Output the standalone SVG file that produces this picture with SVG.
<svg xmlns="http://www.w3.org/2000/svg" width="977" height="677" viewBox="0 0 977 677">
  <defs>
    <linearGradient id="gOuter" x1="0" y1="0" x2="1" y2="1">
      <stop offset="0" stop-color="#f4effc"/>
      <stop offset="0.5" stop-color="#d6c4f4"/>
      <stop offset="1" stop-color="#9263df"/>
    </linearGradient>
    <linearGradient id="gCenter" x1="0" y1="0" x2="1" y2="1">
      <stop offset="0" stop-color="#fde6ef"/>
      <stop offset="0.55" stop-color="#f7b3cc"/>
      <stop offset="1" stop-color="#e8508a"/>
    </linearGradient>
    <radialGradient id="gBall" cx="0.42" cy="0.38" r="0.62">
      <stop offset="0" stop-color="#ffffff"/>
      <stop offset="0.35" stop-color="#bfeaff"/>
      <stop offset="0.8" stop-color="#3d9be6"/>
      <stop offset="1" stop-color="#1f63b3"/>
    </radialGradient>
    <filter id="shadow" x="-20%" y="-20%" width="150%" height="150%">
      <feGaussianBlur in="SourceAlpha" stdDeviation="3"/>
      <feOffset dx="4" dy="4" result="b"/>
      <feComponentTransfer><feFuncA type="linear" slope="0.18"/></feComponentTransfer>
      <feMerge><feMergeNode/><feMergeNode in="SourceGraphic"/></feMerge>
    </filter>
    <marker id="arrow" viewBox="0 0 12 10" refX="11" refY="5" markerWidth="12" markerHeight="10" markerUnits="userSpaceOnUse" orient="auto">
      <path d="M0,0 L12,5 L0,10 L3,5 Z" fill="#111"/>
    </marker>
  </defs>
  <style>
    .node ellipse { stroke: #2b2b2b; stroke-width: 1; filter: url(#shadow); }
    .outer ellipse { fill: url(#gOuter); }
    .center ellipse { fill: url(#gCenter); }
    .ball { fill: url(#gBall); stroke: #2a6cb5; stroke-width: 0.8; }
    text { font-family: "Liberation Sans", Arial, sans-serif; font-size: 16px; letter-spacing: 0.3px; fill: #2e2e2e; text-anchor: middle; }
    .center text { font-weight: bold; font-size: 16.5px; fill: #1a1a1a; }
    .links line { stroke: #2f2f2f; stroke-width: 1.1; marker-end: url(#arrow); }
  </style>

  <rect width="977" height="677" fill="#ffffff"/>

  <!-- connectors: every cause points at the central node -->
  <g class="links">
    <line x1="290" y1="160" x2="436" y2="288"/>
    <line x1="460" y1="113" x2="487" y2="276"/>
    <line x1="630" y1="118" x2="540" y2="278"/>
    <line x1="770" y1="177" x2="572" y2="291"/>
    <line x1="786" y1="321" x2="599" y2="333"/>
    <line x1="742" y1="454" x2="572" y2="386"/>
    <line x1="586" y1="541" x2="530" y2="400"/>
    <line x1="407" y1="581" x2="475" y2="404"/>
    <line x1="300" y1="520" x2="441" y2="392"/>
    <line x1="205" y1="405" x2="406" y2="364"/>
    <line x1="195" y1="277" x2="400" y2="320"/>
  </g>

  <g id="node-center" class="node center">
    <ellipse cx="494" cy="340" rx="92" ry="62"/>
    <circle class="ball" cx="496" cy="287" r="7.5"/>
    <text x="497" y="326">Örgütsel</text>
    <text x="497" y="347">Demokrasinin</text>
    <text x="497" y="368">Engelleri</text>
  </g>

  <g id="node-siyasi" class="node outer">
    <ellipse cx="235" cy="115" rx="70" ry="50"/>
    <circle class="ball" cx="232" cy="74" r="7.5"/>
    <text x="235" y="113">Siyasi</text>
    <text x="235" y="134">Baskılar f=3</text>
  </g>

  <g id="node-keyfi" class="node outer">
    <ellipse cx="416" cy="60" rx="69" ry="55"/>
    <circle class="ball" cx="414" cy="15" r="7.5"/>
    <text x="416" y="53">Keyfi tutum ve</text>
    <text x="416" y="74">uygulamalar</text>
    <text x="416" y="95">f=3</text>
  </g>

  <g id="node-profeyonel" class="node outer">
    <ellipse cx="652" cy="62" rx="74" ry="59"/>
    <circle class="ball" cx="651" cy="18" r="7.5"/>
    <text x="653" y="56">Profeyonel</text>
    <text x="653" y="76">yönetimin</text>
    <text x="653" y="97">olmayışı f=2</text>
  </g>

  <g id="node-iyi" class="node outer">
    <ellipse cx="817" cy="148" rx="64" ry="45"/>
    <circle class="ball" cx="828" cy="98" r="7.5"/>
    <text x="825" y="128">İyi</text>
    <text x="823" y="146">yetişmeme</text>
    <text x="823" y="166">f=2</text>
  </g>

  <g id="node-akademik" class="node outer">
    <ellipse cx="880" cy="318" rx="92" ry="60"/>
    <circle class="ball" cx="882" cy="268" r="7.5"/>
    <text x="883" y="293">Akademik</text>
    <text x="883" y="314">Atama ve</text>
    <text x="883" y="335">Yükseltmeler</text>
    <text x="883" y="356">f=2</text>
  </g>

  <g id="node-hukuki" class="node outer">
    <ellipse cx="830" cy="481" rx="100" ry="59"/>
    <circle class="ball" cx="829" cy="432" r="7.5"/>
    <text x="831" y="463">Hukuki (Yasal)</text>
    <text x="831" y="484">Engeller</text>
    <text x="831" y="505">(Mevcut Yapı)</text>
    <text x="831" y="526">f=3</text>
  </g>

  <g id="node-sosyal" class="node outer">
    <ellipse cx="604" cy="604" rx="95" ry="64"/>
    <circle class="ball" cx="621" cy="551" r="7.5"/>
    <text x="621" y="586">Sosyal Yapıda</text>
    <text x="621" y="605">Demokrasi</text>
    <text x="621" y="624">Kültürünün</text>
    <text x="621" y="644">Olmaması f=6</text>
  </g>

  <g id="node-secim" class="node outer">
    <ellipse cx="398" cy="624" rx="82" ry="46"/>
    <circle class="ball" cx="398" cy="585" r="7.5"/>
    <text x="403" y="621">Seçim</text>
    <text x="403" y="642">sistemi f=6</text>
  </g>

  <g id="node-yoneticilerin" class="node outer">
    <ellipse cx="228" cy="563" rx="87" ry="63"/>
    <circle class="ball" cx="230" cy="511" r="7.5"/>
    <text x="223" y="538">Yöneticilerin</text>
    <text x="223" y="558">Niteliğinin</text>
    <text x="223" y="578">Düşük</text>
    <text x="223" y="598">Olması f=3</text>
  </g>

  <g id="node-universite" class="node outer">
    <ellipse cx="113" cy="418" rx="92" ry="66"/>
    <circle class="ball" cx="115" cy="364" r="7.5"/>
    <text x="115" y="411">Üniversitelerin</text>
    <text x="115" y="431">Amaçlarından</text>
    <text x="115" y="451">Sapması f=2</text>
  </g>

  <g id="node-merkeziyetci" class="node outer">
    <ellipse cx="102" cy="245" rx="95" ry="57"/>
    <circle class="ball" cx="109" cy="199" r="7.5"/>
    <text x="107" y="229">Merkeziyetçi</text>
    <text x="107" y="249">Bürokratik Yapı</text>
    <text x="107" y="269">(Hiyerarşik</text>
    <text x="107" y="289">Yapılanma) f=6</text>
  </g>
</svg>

Your instructions — Each line of the material above needs to be quoted exactly, please.

Output of the task —
Output the standalone SVG file that produces this picture with SVG.
<svg xmlns="http://www.w3.org/2000/svg" width="977" height="677" viewBox="0 0 977 677">
  <defs>
    <linearGradient id="gOuter" x1="0" y1="0" x2="1" y2="1">
      <stop offset="0" stop-color="#f4effc"/>
      <stop offset="0.5" stop-color="#d6c4f4"/>
      <stop offset="1" stop-color="#9263df"/>
    </linearGradient>
    <linearGradient id="gCenter" x1="0" y1="0" x2="1" y2="1">
      <stop offset="0" stop-color="#fde6ef"/>
      <stop offset="0.55" stop-color="#f7b3cc"/>
      <stop offset="1" stop-color="#e8508a"/>
    </linearGradient>
    <radialGradient id="gBall" cx="0.42" cy="0.38" r="0.62">
      <stop offset="0" stop-color="#ffffff"/>
      <stop offset="0.35" stop-color="#bfeaff"/>
      <stop offset="0.8" stop-color="#3d9be6"/>
      <stop offset="1" stop-color="#1f63b3"/>
    </radialGradient>
    <filter id="shadow" x="-20%" y="-20%" width="150%" height="150%">
      <feGaussianBlur in="SourceAlpha" stdDeviation="3"/>
      <feOffset dx="4" dy="4" result="b"/>
      <feComponentTransfer><feFuncA type="linear" slope="0.18"/></feComponentTransfer>
      <feMerge><feMergeNode/><feMergeNode in="SourceGraphic"/></feMerge>
    </filter>
    <marker id="arrow" viewBox="0 0 12 10" refX="11" refY="5" markerWidth="12" markerHeight="10" markerUnits="userSpaceOnUse" orient="auto">
      <path d="M0,0 L12,5 L0,10 L3,5 Z" fill="#111"/>
    </marker>
  </defs>
  <style>
    .node ellipse { stroke: #2b2b2b; stroke-width: 1; filter: url(#shadow); }
    .outer ellipse { fill: url(#gOuter); }
    .center ellipse { fill: url(#gCenter); }
    .ball { fill: url(#gBall); stroke: #2a6cb5; stroke-width: 0.8; }
    text { font-family: "Liberation Sans", Arial, sans-serif; font-size: 16px; letter-spacing: 0.3px; fill: #2e2e2e; text-anchor: middle; }
    .center text { font-weight: bold; font-size: 16.5px; fill: #1a1a1a; }
    .links line { stroke: #2f2f2f; stroke-width: 1.1; marker-end: url(#arrow); }
  </style>

  <rect width="977" height="677" fill="#ffffff"/>

  <!-- connectors: every cause points at the central node -->
  <g class="links">
    <line x1="290" y1="160" x2="436" y2="288"/>
    <line x1="460" y1="113" x2="487" y2="276"/>
    <line x1="630" y1="118" x2="540" y2="278"/>
    <line x1="770" y1="177" x2="572" y2="291"/>
    <line x1="786" y1="321" x2="599" y2="333"/>
    <line x1="742" y1="454" x2="572" y2="386"/>
    <line x1="586" y1="541" x2="530" y2="400"/>
    <line x1="407" y1="581" x2="475" y2="404"/>
    <line x1="300" y1="520" x2="441" y2="392"/>
    <line x1="205" y1="405" x2="406" y2="364"/>
    <line x1="195" y1="277" x2="400" y2="320"/>
  </g>

  <g id="node-center" class="node center">
    <ellipse cx="494" cy="340" rx="92" ry="62"/>
    <circle class="ball" cx="496" cy="287" r="7.5"/>
    <text x="497" y="326">Örgütsel</text>
    <text x="497" y="347">Demokrasinin</text>
    <text x="497" y="368">Engelleri</text>
  </g>

  <g id="node-siyasi" class="node outer">
    <ellipse cx="235" cy="115" rx="70" ry="50"/>
    <circle class="ball" cx="232" cy="74" r="7.5"/>
    <text x="235" y="113">Siyasi</text>
    <text x="235" y="134">Baskılar f=3</text>
  </g>

  <g id="node-keyfi" class="node outer">
    <ellipse cx="416" cy="60" rx="69" ry="55"/>
    <circle class="ball" cx="414" cy="15" r="7.5"/>
    <text x="416" y="53">Keyfi tutum ve</text>
    <text x="416" y="74">uygulamalar</text>
    <text x="416" y="95">f=3</text>
  </g>

  <g id="node-profeyonel" class="node outer">
    <ellipse cx="652" cy="62" rx="74" ry="59"/>
    <circle class="ball" cx="651" cy="18" r="7.5"/>
    <text x="653" y="56">Profeyonel</text>
    <text x="653" y="76">yönetimin</text>
    <text x="653" y="97">olmayışı f=2</text>
  </g>

  <g id="node-iyi" class="node outer">
    <ellipse cx="817" cy="148" rx="64" ry="45"/>
    <circle class="ball" cx="828" cy="98" r="7.5"/>
    <text x="825" y="128">İyi</text>
    <text x="823" y="146">yetişmeme</text>
    <text x="823" y="166">f=2</text>
  </g>

  <g id="node-akademik" class="node outer">
    <ellipse cx="880" cy="318" rx="92" ry="60"/>
    <circle class="ball" cx="882" cy="268" r="7.5"/>
    <text x="883" y="293">Akademik</text>
    <text x="883" y="314">Atama ve</text>
    <text x="883" y="335">Yükseltmeler</text>
    <text x="883" y="356">f=2</text>
  </g>

  <g id="node-hukuki" class="node outer">
    <ellipse cx="830" cy="481" rx="100" ry="59"/>
    <circle class="ball" cx="829" cy="432" r="7.5"/>
    <text x="831" y="463">Hukuki (Yasal)</text>
    <text x="831" y="484">Engeller</text>
    <text x="831" y="505">(Mevcut Yapı)</text>
    <text x="831" y="526">f=3</text>
  </g>

  <g id="node-sosyal" class="node outer">
    <ellipse cx="604" cy="604" rx="95" ry="64"/>
    <circle class="ball" cx="621" cy="551" r="7.5"/>
    <text x="621" y="586">Sosyal Yapıda</text>
    <text x="621" y="605">Demokrasi</text>
    <text x="621" y="624">Kültürünün</text>
    <text x="621" y="644">Olmaması f=6</text>
  </g>

  <g id="node-secim" class="node outer">
    <ellipse cx="398" cy="624" rx="82" ry="46"/>
    <circle class="ball" cx="398" cy="585" r="7.5"/>
    <text x="403" y="621">Seçim</text>
    <text x="403" y="642">sistemi f=6</text>
  </g>

  <g id="node-yoneticilerin" class="node outer">
    <ellipse cx="228" cy="563" rx="87" ry="63"/>
    <circle class="ball" cx="230" cy="511" r="7.5"/>
    <text x="223" y="538">Yöneticilerin</text>
    <text x="223" y="558">Niteliğinin</text>
    <text x="223" y="578">Düşük</text>
    <text x="223" y="598">Olması f=3</text>
  </g>

  <g id="node-universite" class="node outer">
    <ellipse cx="113" cy="418" rx="92" ry="66"/>
    <circle class="ball" cx="115" cy="364" r="7.5"/>
    <text x="115" y="411">Üniversitelerin</text>
    <text x="115" y="431">Amaçlarından</text>
    <text x="115" y="451">Sapması f=2</text>
  </g>

  <g id="node-merkeziyetci" class="node outer">
    <ellipse cx="102" cy="245" rx="95" ry="57"/>
    <circle class="ball" cx="109" cy="199" r="7.5"/>
    <text x="107" y="229">Merkeziyetçi</text>
    <text x="107" y="249">Bürokratik Yapı</text>
    <text x="107" y="269">(Hiyerarşik</text>
    <text x="107" y="289">Yapılanma) f=6</text>
  </g>
</svg>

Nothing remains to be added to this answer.